__Exercise brief__: Write the data below out exactly as it stands. Do not include the pictures.
==================================================
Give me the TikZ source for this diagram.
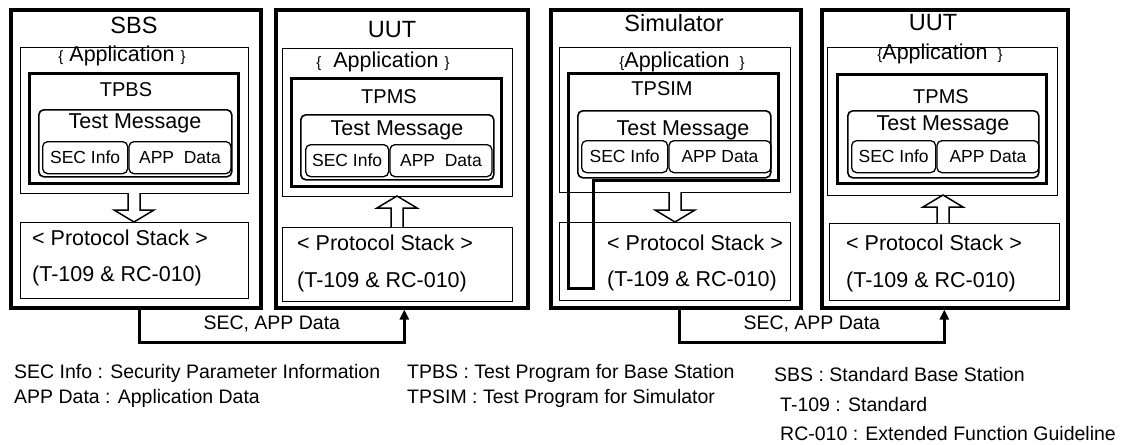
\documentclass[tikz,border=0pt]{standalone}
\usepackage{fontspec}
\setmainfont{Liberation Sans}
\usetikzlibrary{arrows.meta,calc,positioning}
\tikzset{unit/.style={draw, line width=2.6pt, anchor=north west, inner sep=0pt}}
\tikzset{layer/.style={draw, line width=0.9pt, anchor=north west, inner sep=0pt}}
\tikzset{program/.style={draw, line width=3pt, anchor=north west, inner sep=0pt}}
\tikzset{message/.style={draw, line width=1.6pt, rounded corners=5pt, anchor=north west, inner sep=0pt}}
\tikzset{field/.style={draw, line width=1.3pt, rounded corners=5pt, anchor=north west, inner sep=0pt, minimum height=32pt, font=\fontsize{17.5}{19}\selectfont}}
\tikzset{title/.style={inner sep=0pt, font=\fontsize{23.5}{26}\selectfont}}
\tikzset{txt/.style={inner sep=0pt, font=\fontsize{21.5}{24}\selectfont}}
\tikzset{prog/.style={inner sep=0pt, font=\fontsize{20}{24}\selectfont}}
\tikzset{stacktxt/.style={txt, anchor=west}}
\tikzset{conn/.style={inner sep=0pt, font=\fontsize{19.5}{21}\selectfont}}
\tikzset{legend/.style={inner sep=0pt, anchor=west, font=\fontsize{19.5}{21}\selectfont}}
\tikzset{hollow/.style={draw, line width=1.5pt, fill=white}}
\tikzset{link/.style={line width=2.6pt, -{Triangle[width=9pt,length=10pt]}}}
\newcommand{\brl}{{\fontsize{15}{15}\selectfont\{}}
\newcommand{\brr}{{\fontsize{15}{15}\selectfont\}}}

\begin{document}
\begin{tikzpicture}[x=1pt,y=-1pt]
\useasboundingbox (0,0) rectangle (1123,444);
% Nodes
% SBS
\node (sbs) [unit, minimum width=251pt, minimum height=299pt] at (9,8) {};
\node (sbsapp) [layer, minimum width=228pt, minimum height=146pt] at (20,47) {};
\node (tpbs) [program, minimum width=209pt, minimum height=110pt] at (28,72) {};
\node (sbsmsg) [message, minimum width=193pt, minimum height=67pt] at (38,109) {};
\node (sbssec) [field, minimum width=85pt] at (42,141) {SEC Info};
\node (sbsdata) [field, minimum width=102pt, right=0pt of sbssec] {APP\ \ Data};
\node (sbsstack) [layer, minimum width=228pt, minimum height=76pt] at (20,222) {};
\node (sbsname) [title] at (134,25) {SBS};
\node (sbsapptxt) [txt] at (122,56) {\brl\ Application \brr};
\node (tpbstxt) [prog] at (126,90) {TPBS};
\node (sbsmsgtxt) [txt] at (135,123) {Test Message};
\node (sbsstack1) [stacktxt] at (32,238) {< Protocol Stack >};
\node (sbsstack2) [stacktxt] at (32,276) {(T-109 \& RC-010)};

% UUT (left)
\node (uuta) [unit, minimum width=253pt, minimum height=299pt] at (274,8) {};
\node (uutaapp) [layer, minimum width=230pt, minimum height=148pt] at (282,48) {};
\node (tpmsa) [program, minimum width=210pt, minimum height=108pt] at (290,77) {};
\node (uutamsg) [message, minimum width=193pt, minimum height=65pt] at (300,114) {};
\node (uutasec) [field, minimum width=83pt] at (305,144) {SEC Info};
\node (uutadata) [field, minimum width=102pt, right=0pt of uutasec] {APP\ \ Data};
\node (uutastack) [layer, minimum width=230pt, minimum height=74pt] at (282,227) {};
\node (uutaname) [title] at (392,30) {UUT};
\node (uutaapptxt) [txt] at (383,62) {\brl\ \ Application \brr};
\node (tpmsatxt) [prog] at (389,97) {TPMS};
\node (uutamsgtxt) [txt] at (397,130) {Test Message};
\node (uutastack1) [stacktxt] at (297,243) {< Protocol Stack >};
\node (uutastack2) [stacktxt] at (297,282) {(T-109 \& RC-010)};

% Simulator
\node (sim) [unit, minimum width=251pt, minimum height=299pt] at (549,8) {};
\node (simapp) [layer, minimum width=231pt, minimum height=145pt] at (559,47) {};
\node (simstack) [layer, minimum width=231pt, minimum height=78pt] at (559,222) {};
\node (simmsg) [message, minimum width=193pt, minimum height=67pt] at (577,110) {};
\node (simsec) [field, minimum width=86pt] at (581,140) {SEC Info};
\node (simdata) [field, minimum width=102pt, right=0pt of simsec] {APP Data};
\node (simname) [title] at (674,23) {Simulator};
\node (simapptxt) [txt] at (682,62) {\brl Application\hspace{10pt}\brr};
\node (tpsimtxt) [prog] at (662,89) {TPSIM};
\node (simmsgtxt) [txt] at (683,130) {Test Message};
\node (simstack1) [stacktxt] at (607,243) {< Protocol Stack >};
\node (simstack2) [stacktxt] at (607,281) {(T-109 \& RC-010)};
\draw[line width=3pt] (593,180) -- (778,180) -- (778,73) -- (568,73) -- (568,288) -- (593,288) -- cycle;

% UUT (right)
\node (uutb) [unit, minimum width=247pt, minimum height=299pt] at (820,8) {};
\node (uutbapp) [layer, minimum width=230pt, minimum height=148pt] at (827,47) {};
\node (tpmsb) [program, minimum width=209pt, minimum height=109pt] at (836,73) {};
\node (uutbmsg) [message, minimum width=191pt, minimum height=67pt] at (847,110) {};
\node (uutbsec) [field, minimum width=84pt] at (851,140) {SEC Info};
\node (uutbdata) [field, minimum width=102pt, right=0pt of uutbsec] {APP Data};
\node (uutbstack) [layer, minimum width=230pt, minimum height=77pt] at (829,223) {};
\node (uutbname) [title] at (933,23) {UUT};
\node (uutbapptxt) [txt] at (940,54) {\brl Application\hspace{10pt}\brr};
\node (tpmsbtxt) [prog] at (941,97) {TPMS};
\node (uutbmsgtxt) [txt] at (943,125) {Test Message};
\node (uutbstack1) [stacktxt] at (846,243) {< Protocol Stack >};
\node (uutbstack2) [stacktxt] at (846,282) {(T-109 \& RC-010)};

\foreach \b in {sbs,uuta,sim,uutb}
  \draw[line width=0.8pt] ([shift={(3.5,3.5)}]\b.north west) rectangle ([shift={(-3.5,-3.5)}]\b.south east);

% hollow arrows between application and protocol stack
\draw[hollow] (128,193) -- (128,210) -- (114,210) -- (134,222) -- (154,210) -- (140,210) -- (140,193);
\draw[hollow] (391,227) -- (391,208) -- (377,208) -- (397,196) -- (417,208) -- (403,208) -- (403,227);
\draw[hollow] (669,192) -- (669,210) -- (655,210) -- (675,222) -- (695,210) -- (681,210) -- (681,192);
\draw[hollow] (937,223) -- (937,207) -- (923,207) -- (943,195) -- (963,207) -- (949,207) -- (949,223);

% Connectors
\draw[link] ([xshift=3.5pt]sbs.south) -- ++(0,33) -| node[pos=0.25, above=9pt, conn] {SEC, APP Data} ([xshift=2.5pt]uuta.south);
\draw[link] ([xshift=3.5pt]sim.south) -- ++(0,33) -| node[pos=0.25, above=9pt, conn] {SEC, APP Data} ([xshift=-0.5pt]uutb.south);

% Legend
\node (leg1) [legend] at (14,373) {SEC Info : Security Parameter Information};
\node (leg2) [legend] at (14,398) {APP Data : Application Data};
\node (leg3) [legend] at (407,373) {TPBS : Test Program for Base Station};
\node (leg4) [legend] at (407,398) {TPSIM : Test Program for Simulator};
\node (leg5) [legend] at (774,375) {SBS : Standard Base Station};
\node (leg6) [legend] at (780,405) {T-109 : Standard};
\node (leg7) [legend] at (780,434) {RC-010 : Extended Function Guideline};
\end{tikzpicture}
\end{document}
==================================================
__Result of this exercise__:
Give me the TikZ source for this diagram.
\documentclass[tikz,border=0pt]{standalone}
\usepackage{fontspec}
\setmainfont{Liberation Sans}
\usetikzlibrary{arrows.meta,calc,positioning}
\tikzset{unit/.style={draw, line width=2.6pt, anchor=north west, inner sep=0pt}}
\tikzset{layer/.style={draw, line width=0.9pt, anchor=north west, inner sep=0pt}}
\tikzset{program/.style={draw, line width=3pt, anchor=north west, inner sep=0pt}}
\tikzset{message/.style={draw, line width=1.6pt, rounded corners=5pt, anchor=north west, inner sep=0pt}}
\tikzset{field/.style={draw, line width=1.3pt, rounded corners=5pt, anchor=north west, inner sep=0pt, minimum height=32pt, font=\fontsize{17.5}{19}\selectfont}}
\tikzset{title/.style={inner sep=0pt, font=\fontsize{23.5}{26}\selectfont}}
\tikzset{txt/.style={inner sep=0pt, font=\fontsize{21.5}{24}\selectfont}}
\tikzset{prog/.style={inner sep=0pt, font=\fontsize{20}{24}\selectfont}}
\tikzset{stacktxt/.style={txt, anchor=west}}
\tikzset{conn/.style={inner sep=0pt, font=\fontsize{19.5}{21}\selectfont}}
\tikzset{legend/.style={inner sep=0pt, anchor=west, font=\fontsize{19.5}{21}\selectfont}}
\tikzset{hollow/.style={draw, line width=1.5pt, fill=white}}
\tikzset{link/.style={line width=2.6pt, -{Triangle[width=9pt,length=10pt]}}}
\newcommand{\brl}{{\fontsize{15}{15}\selectfont\{}}
\newcommand{\brr}{{\fontsize{15}{15}\selectfont\}}}

\begin{document}
\begin{tikzpicture}[x=1pt,y=-1pt]
\useasboundingbox (0,0) rectangle (1123,444);
% Nodes
% SBS
\node (sbs) [unit, minimum width=251pt, minimum height=299pt] at (9,8) {};
\node (sbsapp) [layer, minimum width=228pt, minimum height=146pt] at (20,47) {};
\node (tpbs) [program, minimum width=209pt, minimum height=110pt] at (28,72) {};
\node (sbsmsg) [message, minimum width=193pt, minimum height=67pt] at (38,109) {};
\node (sbssec) [field, minimum width=85pt] at (42,141) {SEC Info};
\node (sbsdata) [field, minimum width=102pt, right=0pt of sbssec] {APP\ \ Data};
\node (sbsstack) [layer, minimum width=228pt, minimum height=76pt] at (20,222) {};
\node (sbsname) [title] at (134,25) {SBS};
\node (sbsapptxt) [txt] at (122,56) {\brl\ Application \brr};
\node (tpbstxt) [prog] at (126,90) {TPBS};
\node (sbsmsgtxt) [txt] at (135,123) {Test Message};
\node (sbsstack1) [stacktxt] at (32,238) {< Protocol Stack >};
\node (sbsstack2) [stacktxt] at (32,276) {(T-109 \& RC-010)};

% UUT (left)
\node (uuta) [unit, minimum width=253pt, minimum height=299pt] at (274,8) {};
\node (uutaapp) [layer, minimum width=230pt, minimum height=148pt] at (282,48) {};
\node (tpmsa) [program, minimum width=210pt, minimum height=108pt] at (290,77) {};
\node (uutamsg) [message, minimum width=193pt, minimum height=65pt] at (300,114) {};
\node (uutasec) [field, minimum width=83pt] at (305,144) {SEC Info};
\node (uutadata) [field, minimum width=102pt, right=0pt of uutasec] {APP\ \ Data};
\node (uutastack) [layer, minimum width=230pt, minimum height=74pt] at (282,227) {};
\node (uutaname) [title] at (392,30) {UUT};
\node (uutaapptxt) [txt] at (383,62) {\brl\ \ Application \brr};
\node (tpmsatxt) [prog] at (389,97) {TPMS};
\node (uutamsgtxt) [txt] at (397,130) {Test Message};
\node (uutastack1) [stacktxt] at (297,243) {< Protocol Stack >};
\node (uutastack2) [stacktxt] at (297,282) {(T-109 \& RC-010)};

% Simulator
\node (sim) [unit, minimum width=251pt, minimum height=299pt] at (549,8) {};
\node (simapp) [layer, minimum width=231pt, minimum height=145pt] at (559,47) {};
\node (simstack) [layer, minimum width=231pt, minimum height=78pt] at (559,222) {};
\node (simmsg) [message, minimum width=193pt, minimum height=67pt] at (577,110) {};
\node (simsec) [field, minimum width=86pt] at (581,140) {SEC Info};
\node (simdata) [field, minimum width=102pt, right=0pt of simsec] {APP Data};
\node (simname) [title] at (674,23) {Simulator};
\node (simapptxt) [txt] at (682,62) {\brl Application\hspace{10pt}\brr};
\node (tpsimtxt) [prog] at (662,89) {TPSIM};
\node (simmsgtxt) [txt] at (683,130) {Test Message};
\node (simstack1) [stacktxt] at (607,243) {< Protocol Stack >};
\node (simstack2) [stacktxt] at (607,281) {(T-109 \& RC-010)};
\draw[line width=3pt] (593,180) -- (778,180) -- (778,73) -- (568,73) -- (568,288) -- (593,288) -- cycle;

% UUT (right)
\node (uutb) [unit, minimum width=247pt, minimum height=299pt] at (820,8) {};
\node (uutbapp) [layer, minimum width=230pt, minimum height=148pt] at (827,47) {};
\node (tpmsb) [program, minimum width=209pt, minimum height=109pt] at (836,73) {};
\node (uutbmsg) [message, minimum width=191pt, minimum height=67pt] at (847,110) {};
\node (uutbsec) [field, minimum width=84pt] at (851,140) {SEC Info};
\node (uutbdata) [field, minimum width=102pt, right=0pt of uutbsec] {APP Data};
\node (uutbstack) [layer, minimum width=230pt, minimum height=77pt] at (829,223) {};
\node (uutbname) [title] at (933,23) {UUT};
\node (uutbapptxt) [txt] at (940,54) {\brl Application\hspace{10pt}\brr};
\node (tpmsbtxt) [prog] at (941,97) {TPMS};
\node (uutbmsgtxt) [txt] at (943,125) {Test Message};
\node (uutbstack1) [stacktxt] at (846,243) {< Protocol Stack >};
\node (uutbstack2) [stacktxt] at (846,282) {(T-109 \& RC-010)};

\foreach \b in {sbs,uuta,sim,uutb}
  \draw[line width=0.8pt] ([shift={(3.5,3.5)}]\b.north west) rectangle ([shift={(-3.5,-3.5)}]\b.south east);

% hollow arrows between application and protocol stack
\draw[hollow] (128,193) -- (128,210) -- (114,210) -- (134,222) -- (154,210) -- (140,210) -- (140,193);
\draw[hollow] (391,227) -- (391,208) -- (377,208) -- (397,196) -- (417,208) -- (403,208) -- (403,227);
\draw[hollow] (669,192) -- (669,210) -- (655,210) -- (675,222) -- (695,210) -- (681,210) -- (681,192);
\draw[hollow] (937,223) -- (937,207) -- (923,207) -- (943,195) -- (963,207) -- (949,207) -- (949,223);

% Connectors
\draw[link] ([xshift=3.5pt]sbs.south) -- ++(0,33) -| node[pos=0.25, above=9pt, conn] {SEC, APP Data} ([xshift=2.5pt]uuta.south);
\draw[link] ([xshift=3.5pt]sim.south) -- ++(0,33) -| node[pos=0.25, above=9pt, conn] {SEC, APP Data} ([xshift=-0.5pt]uutb.south);

% Legend
\node (leg1) [legend] at (14,373) {SEC Info : Security Parameter Information};
\node (leg2) [legend] at (14,398) {APP Data : Application Data};
\node (leg3) [legend] at (407,373) {TPBS : Test Program for Base Station};
\node (leg4) [legend] at (407,398) {TPSIM : Test Program for Simulator};
\node (leg5) [legend] at (774,375) {SBS : Standard Base Station};
\node (leg6) [legend] at (780,405) {T-109 : Standard};
\node (leg7) [legend] at (780,434) {RC-010 : Extended Function Guideline};
\end{tikzpicture}
\end{document}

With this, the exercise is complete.